The work is devoted to the development of a new experimental method for entering controlled disturbances with a given frequency-wave structure into a supersonic boundary layer. Experimental data on the formation of disturbances from two pulsed sources (pulsed glow discharge) in the laminar flat-plate boundary layer at the Mach number equal to 2 are given. The experiments were carried out in the T-325 wind tunnel of ITAM SB RAS. The localized sources were spaced out at the same distance from the leading edge of the plate at 6 mm from each other spanwise. Flow pulsations were measured using a hot-wire probe of constant temperature anemometer, the signal was recorded synchronously with ignition of the discharges. This made it possible to distinguish the pulsations from the discharges against the background of random uncontrolled “natural” pulsations of the boundary layer.
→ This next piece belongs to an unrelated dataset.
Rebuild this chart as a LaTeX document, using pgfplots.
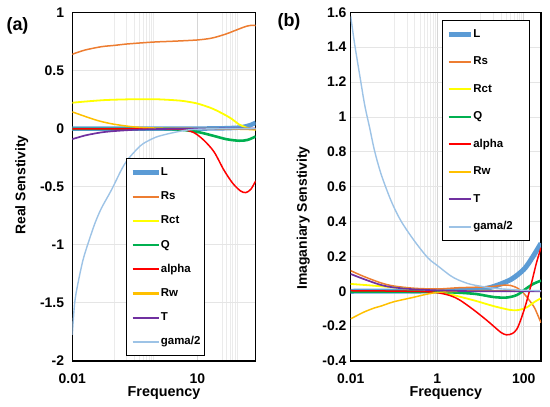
\documentclass[border=0pt]{standalone}
\usepackage{fontspec}
\setmainfont{Liberation Sans}
\usepackage{pgfplots}
\pgfplotsset{compat=1.18}
\definecolor{colL}{HTML}{5B9BD5}
\definecolor{colRs}{HTML}{ED7D31}
\definecolor{colRct}{HTML}{FFFF00}
\definecolor{colQ}{HTML}{00B050}
\definecolor{colAlpha}{HTML}{FF0000}
\definecolor{colRw}{HTML}{FFC000}
\definecolor{colT}{HTML}{7030A0}
\definecolor{colGama}{HTML}{9DC3E6}
\begin{document}
\begin{tikzpicture}
\path[use as bounding box] (0,0) rectangle (550bp,407bp);
% ---------------- (a) ----------------
\begin{axis}[at={(72.3bp,46bp)}, anchor=south west,
  scale only axis, width=183.4bp, height=348.7bp,
  xmode=log, xmin=0.01, xmax=250, ymin=-2, ymax=1,
  axis line style={line width=1.5bp, black},
  xmajorgrids, ymajorgrids, xminorgrids,
  major x grid style={line width=1.2bp, color=black!16},
  major y grid style={line width=0.8bp, color=black!10},
  minor x grid style={line width=0.7bp, color=black!8},
  major tick length=0pt, minor tick length=0pt,
  ticklabel style={font=\fontsize{14}{14}\selectfont\bfseries},
  xticklabel style={anchor=north, inner sep=0pt, yshift=-12.3bp},
  yticklabel style={anchor=east, inner sep=0pt, xshift=-8bp},
  xtick={0.01,10}, xticklabels={0.01,10},
  minor xtick={0.1,0.2,0.3,0.4,0.5,0.6,0.7,0.8,0.9,40,50,60,70,80,90},
  ytick={-2,-1.5,-1,-0.5,0,0.5,1}, yticklabels={-2,-1.5,-1,-0.5,0,0.5,1},
  legend cell align=left,
  legend image code/.code={\draw[#1] (0bp,0bp) -- (26bp,0bp);},
  legend style={at={(rel axis cs:0.293,0.582)}, anchor=north west,
    draw=black, line width=0.8bp, inner xsep=4bp, inner ysep=8bp,
    font=\fontsize{11.5}{11.5}\selectfont\bfseries,
    nodes={inner sep=0pt, text height=9bp, text depth=3bp},
    /tikz/every even column/.append style={column sep=2bp}, row sep=12.2bp},
]
\addplot[color=colL, line width=4.5bp, smooth, tension=0.5] coordinates {(0.01,0) (1,0) (10,0) (30,0.001) (60,0.004) (100,0.008) (150,0.02) (200,0.034) (250,0.05)};
\addlegendentry{L}
\addplot[color=colRs, line width=1.5bp, smooth, tension=0.5, legend image post style={line width=2.2bp}] coordinates {(0.01,0.639) (0.02,0.675) (0.05,0.704) (0.1,0.715) (0.2,0.727) (0.5,0.738) (1,0.745) (3,0.752) (10,0.762) (20,0.775) (30,0.79) (50,0.815) (70,0.835) (100,0.857) (150,0.88) (200,0.888) (250,0.886)};
\addlegendentry{Rs}
\addplot[color=colRct, line width=1.8bp, smooth, tension=0.5, legend image post style={line width=2.2bp}] coordinates {(0.01,0.222) (0.02,0.232) (0.05,0.243) (0.1,0.248) (0.3,0.252) (1,0.252) (3,0.243) (5,0.235) (10,0.215) (20,0.18) (30,0.152) (50,0.11) (63,0.089) (100,0.035) (120,0.022) (150,0.008) (200,-0.005) (250,-0.01)};
\addlegendentry{Rct}
\addplot[color=colQ, line width=2.6bp, smooth, tension=0.5] coordinates {(0.01,-0.003) (1,-0.003) (3,-0.007) (6,-0.017) (12,-0.035) (25,-0.064) (50,-0.092) (100,-0.105) (160,-0.098) (250,-0.068)};
\addlegendentry{Q}
\addplot[color=colAlpha, line width=1.5bp, smooth, tension=0.5, legend image post style={line width=2.2bp}] coordinates {(0.01,-0.004) (1,-0.004) (4,-0.008) (8,-0.033) (14,-0.098) (25,-0.2) (43,-0.356) (70,-0.47) (108,-0.537) (145,-0.551) (192,-0.522) (250,-0.45)};
\addlegendentry{alpha}
\addplot[color=colRw, line width=1.5bp, smooth, tension=0.5, legend image post style={line width=2.2bp}] coordinates {(0.01,0.143) (0.02,0.105) (0.032,0.08) (0.05,0.06) (0.1,0.037) (0.3,0.014) (1,0.004) (3,0.001) (10,0) (50,-0.003) (100,-0.006) (250,-0.01)};
\addlegendentry{Rw}
\addplot[color=colT, line width=1.7bp, smooth, tension=0.5, legend image post style={line width=2.2bp}] coordinates {(0.01,-0.091) (0.02,-0.06) (0.03,-0.047) (0.05,-0.033) (0.1,-0.022) (0.3,-0.011) (1,-0.005) (3,-0.002) (10,-0.001) (250,0)};
\addlegendentry{T}
\addplot[color=colGama, line width=1.4bp, smooth, tension=0.5, legend image post style={line width=2.2bp}] coordinates {(0.01,-1.775) (0.0114,-1.5) (0.0137,-1.33) (0.0181,-1.13) (0.024,-0.986) (0.035,-0.814) (0.05,-0.685) (0.087,-0.528) (0.15,-0.356) (0.21,-0.27) (0.35,-0.18) (0.5,-0.13) (1,-0.075) (2,-0.045) (5,-0.016) (10,-0.006) (30,-0.002) (250,0)};
\addlegendentry{gama/2}
\end{axis}
% ---------------- (b) ----------------
\begin{axis}[at={(350.7bp,46bp)}, anchor=south west,
  scale only axis, width=190.3bp, height=348.7bp,
  xmode=log, xmin=0.01, xmax=250, ymin=-0.4, ymax=1.6,
  axis line style={line width=1.5bp, black},
  xmajorgrids, ymajorgrids, xminorgrids,
  major x grid style={line width=1.2bp, color=black!16},
  major y grid style={line width=0.8bp, color=black!10},
  minor x grid style={line width=0.7bp, color=black!8},
  major tick length=0pt, minor tick length=0pt,
  ticklabel style={font=\fontsize{14}{14}\selectfont\bfseries},
  xticklabel style={anchor=north, inner sep=0pt, yshift=-12.3bp},
  yticklabel style={anchor=east, inner sep=0pt, xshift=-4bp},
  xtick={0.01,1,100}, xticklabels={0.01,1,100},
  minor xtick={0.1,0.2,0.3,0.4,0.5,0.6,0.7,0.8,0.9,10,20,30,40,50,60,70,80,90},
  ytick={-0.4,-0.2,0,0.2,0.4,0.6,0.8,1,1.2,1.4,1.6},
  yticklabels={-0.4,-0.2,0,0.2,0.4,0.6,0.8,1,1.2,1.4,1.6},
  legend cell align=left,
  legend image code/.code={\draw[#1] (0bp,0bp) -- (22.3bp,0bp);},
  legend style={at={(rel axis cs:0.478,0.978)}, anchor=north west,
    draw=black, line width=0.8bp, inner xsep=4bp, inner ysep=8bp,
    font=\fontsize{11.5}{11.5}\selectfont\bfseries,
    nodes={inner sep=0pt, text height=9bp, text depth=3bp},
    /tikz/every even column/.append style={column sep=2bp}, row sep=15.5bp},
]
\addplot[color=colL, line width=5bp, smooth, tension=0.5] coordinates {(0.01,0) (1,0.002) (3,0.005) (10,0.012) (20,0.027) (50,0.067) (100,0.125) (150,0.185) (200,0.235) (250,0.275)};
\addlegendentry{\makebox[52bp][l]{L}}
\addplot[color=colRs, line width=1.5bp, smooth, tension=0.5, legend image post style={line width=2.2bp}] coordinates {(0.01,0.118) (0.02,0.085) (0.05,0.048) (0.1,0.03) (0.3,0.017) (1,0.013) (3,0.02) (10,0.024) (20,0.028) (35,0.035) (50,0.033) (73,0.017) (100,-0.012) (116,-0.031) (150,-0.068) (180,-0.098) (235,-0.165) (250,-0.18)};
\addlegendentry{\makebox[52bp][l]{Rs}}
\addplot[color=colRct, line width=1.8bp, smooth, tension=0.5, legend image post style={line width=2.2bp}] coordinates {(0.01,0.042) (0.03,0.033) (0.1,0.022) (0.3,0.01) (1,-0.004) (2,-0.018) (3.3,-0.031) (8,-0.056) (20,-0.085) (48,-0.107) (73,-0.108) (116,-0.093) (180,-0.06) (250,-0.04)};
\addlegendentry{\makebox[52bp][l]{Rct}}
\addplot[color=colQ, line width=2.6bp, smooth, tension=0.5] coordinates {(0.01,-0.002) (0.1,-0.002) (1,-0.004) (3,-0.008) (8,-0.016) (20,-0.033) (40,-0.036) (70,-0.021) (116,0.017) (165,0.042) (250,0.061)};
\addlegendentry{\makebox[52bp][l]{Q}}
\addplot[color=colAlpha, line width=1.5bp, smooth, tension=0.5, legend image post style={line width=2.2bp}] coordinates {(0.01,0.003) (0.1,0.001) (0.5,-0.002) (1,-0.008) (2,-0.025) (3.3,-0.05) (6.8,-0.105) (13.7,-0.165) (20,-0.2) (30,-0.237) (40,-0.25) (55,-0.242) (70,-0.215) (89,-0.15) (116,-0.06) (150,0.045) (195,0.16) (250,0.25)};
\addlegendentry{\makebox[52bp][l]{alpha}}
\addplot[color=colRw, line width=1.5bp, smooth, tension=0.5, legend image post style={line width=2.2bp}] coordinates {(0.01,-0.158) (0.02,-0.12) (0.036,-0.095) (0.05,-0.085) (0.1,-0.06) (0.28,-0.035) (0.5,-0.02) (1,-0.007) (3,0) (10,0.003) (50,0.002) (250,0)};
\addlegendentry{\makebox[52bp][l]{Rw}}
\addplot[color=colT, line width=1.7bp, smooth, tension=0.5, legend image post style={line width=2.2bp}] coordinates {(0.01,0.099) (0.02,0.07) (0.05,0.036) (0.1,0.022) (0.3,0.011) (1,0.005) (3,0.002) (10,0) (250,0)};
\addlegendentry{\makebox[52bp][l]{T}}
\addplot[color=colGama, line width=1.4bp, smooth, tension=0.5, legend image post style={line width=2.2bp}] coordinates {(0.01,1.577) (0.0124,1.414) (0.0161,1.242) (0.021,1.07) (0.0275,0.936) (0.0358,0.803) (0.051,0.668) (0.0867,0.516) (0.147,0.401) (0.3,0.287) (0.61,0.191) (1,0.148) (2,0.09) (3,0.066) (5,0.045) (7,0.036) (10,0.029) (20,0.017) (50,0.01) (100,0.006) (250,0.003)};
\addlegendentry{\makebox[52bp][l]{gama/2}}
\end{axis}
% ---------------- labels ----------------
\node[font=\fontsize{18}{18}\selectfont\bfseries] at (17.5bp,381bp) {(a)};
\node[font=\fontsize{18}{18}\selectfont\bfseries] at (289bp,385bp) {(b)};
\node[font=\fontsize{14}{14}\selectfont\bfseries, rotate=90] at (21.7bp,222bp) {Real Senstivity};
\node[font=\fontsize{14}{14}\selectfont\bfseries, rotate=90] at (303.3bp,189bp) {Imaganiary Senstivity};
\node[font=\fontsize{14.4}{14.4}\selectfont\bfseries, anchor=base] at (164bp,10.3bp) {Frequency};
\node[font=\fontsize{14.4}{14.4}\selectfont\bfseries, anchor=base] at (445.9bp,10.3bp) {Frequency};
\end{tikzpicture}
\end{document}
The spatial-temporal and frequency-wave structure of the generated disturbances from a single or two discharges, operating synchronously or with a time delay, are analyzed. It is found that the maximum difference in the structure of disturbances from one and two sources is observed in the central region, while at the side boundaries of the disturbances, the pulsations are close in all considered cases. In the wave spectra of disturbances from two discharges, nodes and antinodes are formed. Their position is determined by the distance between the sources and the time delay in their operation.